The 1965 Voting Rights Act has been effective and efficient. Sections 4 and 5 were its heart and soul because they provided for a prior review that prevented racial discrimination in voting. In the recent Shelby decision, a conservative majority of the Supreme Court cut the heart (Section 4) out of the law and left its soul (Section 5) as exposed as a cadaver on a funeral director’s table. Shelby said you can keep the car but you can’t have the keys. The car looks great, but it’s not going anywhere. Now we must all join together in an effort to fix the damage done by Shelby, and revive the heart of the Voting Rights Act.
But we should also take a step back and see what we’re really facing. A text out of context is a pretext. What’s the context of America’s voting rights? The context is that we have a “states’ rights” voting system — 50 states (plus D.C.), 3,143 counties, 13,000 election jurisdictions that administer 186,000 precincts, all in “separate and unequal” local voting jurisdictions. But if the legal principle of “separate and unequal” was unacceptable for education in 1954, it’s also unacceptable for voting in 2014, since voting is the foundation of our democracy.
Most Americans assume that they have a “right” to vote — and they’re partially correct. Except for ex-felon laws in certain states, most Americans do have a state right to vote, but they don’t have a citizenship right to vote. In Alabama, they have an Alabama right to vote, but not an American right to vote. It’s because of this “states’ rights” voting system that, since 2010, 34 states have been able to pass new voting laws that are mostly designed to suppress or make it more difficult for certain Americans to vote — specifically minorities, young people, workers, poor people, women and the disabled. The intent of these efforts, mostly driven by Republican governors and Republican-controlled legislatures, is to disenfranchise Democrats (big “D”), but the effect undermines all democrats (small “d”) and our democracy.

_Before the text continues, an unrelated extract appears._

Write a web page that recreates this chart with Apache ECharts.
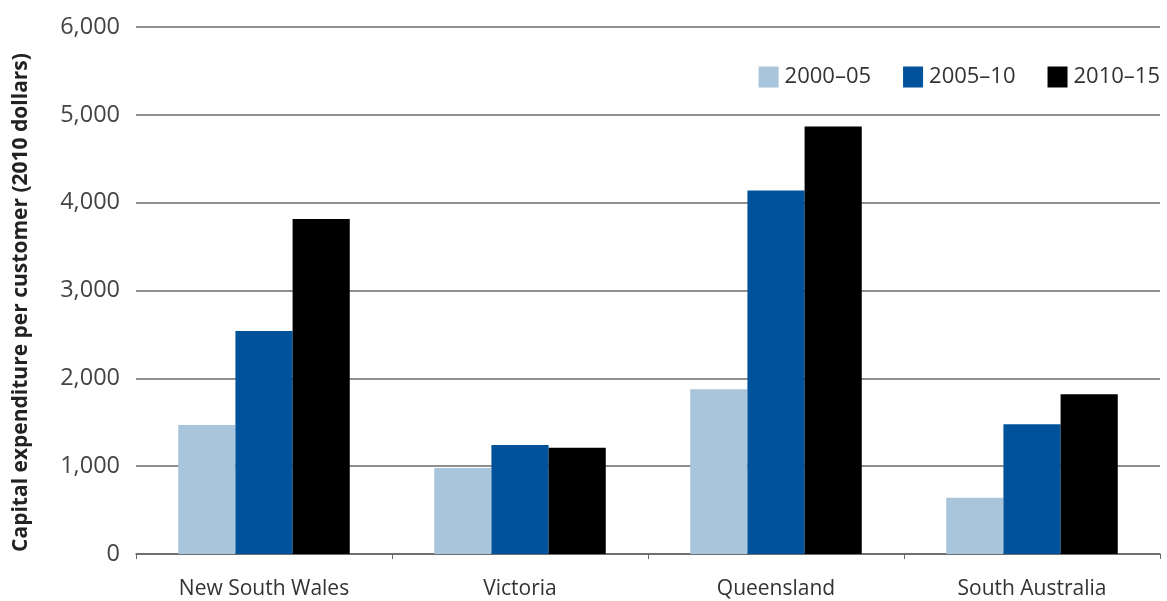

Congressional efforts to “fix” the damage done by Shelby to the Voting Rights Act are essential. But the remedy will inevitably leave the Voting Rights Act in a weaker state than it was before Shelby. We should not have to protect the “right to vote” piecemeal — state-by-state, county-by-county, voting district-by-voting district, year-after-year.
So I argue that even as we mobilize to end the damage done to the Voting Rights Act, we should be fighting for a constitutional amendment to guarantee the right to vote to all.
Nowhere in the U.S. Constitution is there an explicit guarantee of the right to vote. Prior to becoming president of the United States, Professor Barack Obama, as a teacher of constitutional law at the University of Chicago, began each of his constitutional law classes stunning his students with the surprising fact that a “citizenship or individual right to vote” is not in the Constitution.
The Supreme Court has ruled that the Second Amendment does guarantee the individual right to a gun. So we have the bizarre situation that in one of the world’s leading democracies, citizens have a guaranteed right to a gun, but not the right to vote.
Reps. Mark Pocan, D-Wis., and Keith Ellison, D-Minn., have introduced in Congress a constitutional amendment that would guarantee the right to vote. Its language is sensible, plain and clear:
SECTION 1: Every citizen of the United States, who is of legal voting age, shall have the fundamental right to vote in any public election held in the jurisdiction in which the citizen resides.
SECTION 2: Congress shall have the power to enforce and implement this article by appropriate legislation.
Passing a constitutional amendment isn’t easy. It must be supported for ratification by two-thirds of the members of both the House and the Senate, and then ratified by three-fourths of the state legislatures. No amendment can pass without a broad consensus. But guaranteeing the right to vote isn’t partisan or ideological or a special interest agenda. It is fundamental to all Americans. It is the foundation of our democracy. And it is long past due.